El debate en el Senado sobre la reforma laboral arroja elementos de análisis muy sugerentes. Por un lado tenemos una línea de argumentación que comparten el gobierno saliente, el Banco de México y la derecha económica en el sentido de que lo aprobado por los diputados tiene valor por sí mismo y, en consecuencia, aunque se sacrifiquen asuntos sustantivos (como la democracia sindical), el paquete legislativo debe aprobarse en el Senado en los mismos términos que salió de San Lázaro.
El sindicalismo tradicional ha mostrado su verdadero rostro y ha amagado a los senadores advirtiendo que si modifican algo de lo aprobado en la Cámara Baja, la pieza legislativa podría irse a la congeladora.
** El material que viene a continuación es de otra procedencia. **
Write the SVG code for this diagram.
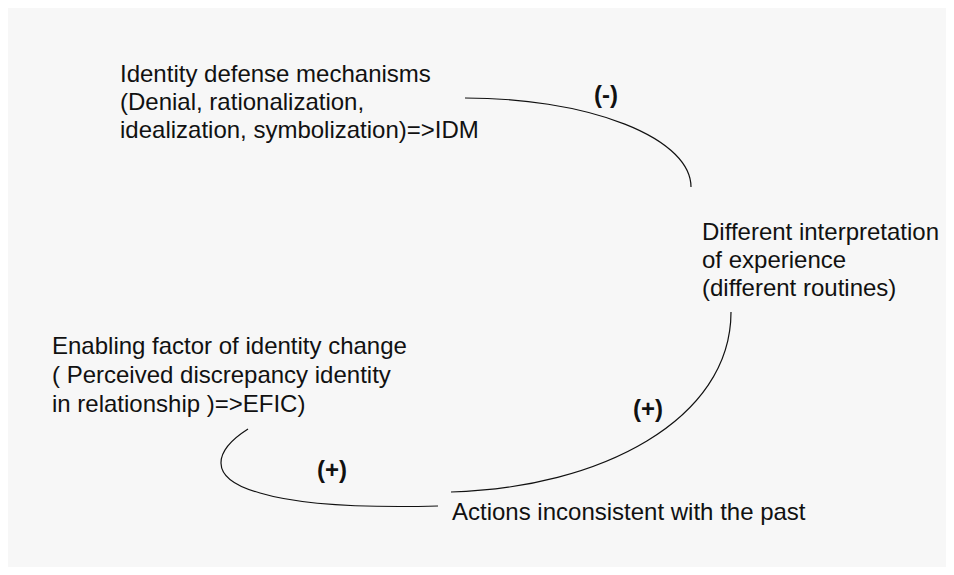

Para el Revolucionario Institucional el dilema es estructural entre la corriente liberalizadora y modernizadora y su estructura corporativa. Con desparpajo los líderes de las centrales han amenazado con paros nacionales y de manera bastante torpe han intentado personalizar (en Javier Lozano) la paternidad del intento democratizador.
La izquierda sigue dividida entre los tomadores de tribuna (que probablemente se sientan más cómodos con el sindicalismo de toda la vida que con aventurarse a transformar la realidad del mundo del trabajo) y aquellos que comparten la genuina preocupación por democratizar a los sindicatos. En los tres frentes se pueden apreciar contradicciones. La derecha económica presionará al PAN para que apruebe la reforma flexibilizadora. La izquierda vive internamente sus tensiones y todavía no supera el inexplicable voto de Oribe. Para el PRI, sin embargo, y en especial para el próximo gobierno de Enrique Peña Nieto, se abre el mayor de los dilemas. Aprobar la reforma tal como está y ceder a la muy explícita presión de los sindicatos a través de su poderosa representación legislativa equivale a elevar los costos de imagen interna del gobierno “peñista”. En el plano externo los costos son todavía mayores en la medida en la que una reforma liberalizadora del mercado de trabajo puede abrir oportunidades para la inversión extranjera, pero el mensaje inicial que estaría mandando el gobierno de EPN es el mantenimiento de las poderosas corporaciones sindicales como grandes árbitros de la vida nacional.
Cuando un país (como México) ocupa el lugar número 47 en la clasificación de FutureBrand, que mide la imagen en el exterior, algo tiene que hacerse. Y ese algo implica una decisión política del nuevo gobierno para demostrar que los poderes con capacidad de veto para obstaculizar el desarrollo del país pueden ser sometidos por el Estado soberano en aras de afirmar el interés general.
Me resulta claro que para Peña sería rentable mandar la señal de que el próximo presidente no se dejará intimidar por la gerontocracia sindical y en el plano externo esta puede ser su primera batalla para desprenderse de la imagen de ese PRI tradicional, que como vimos la semana pasada, se niega a desaparecer.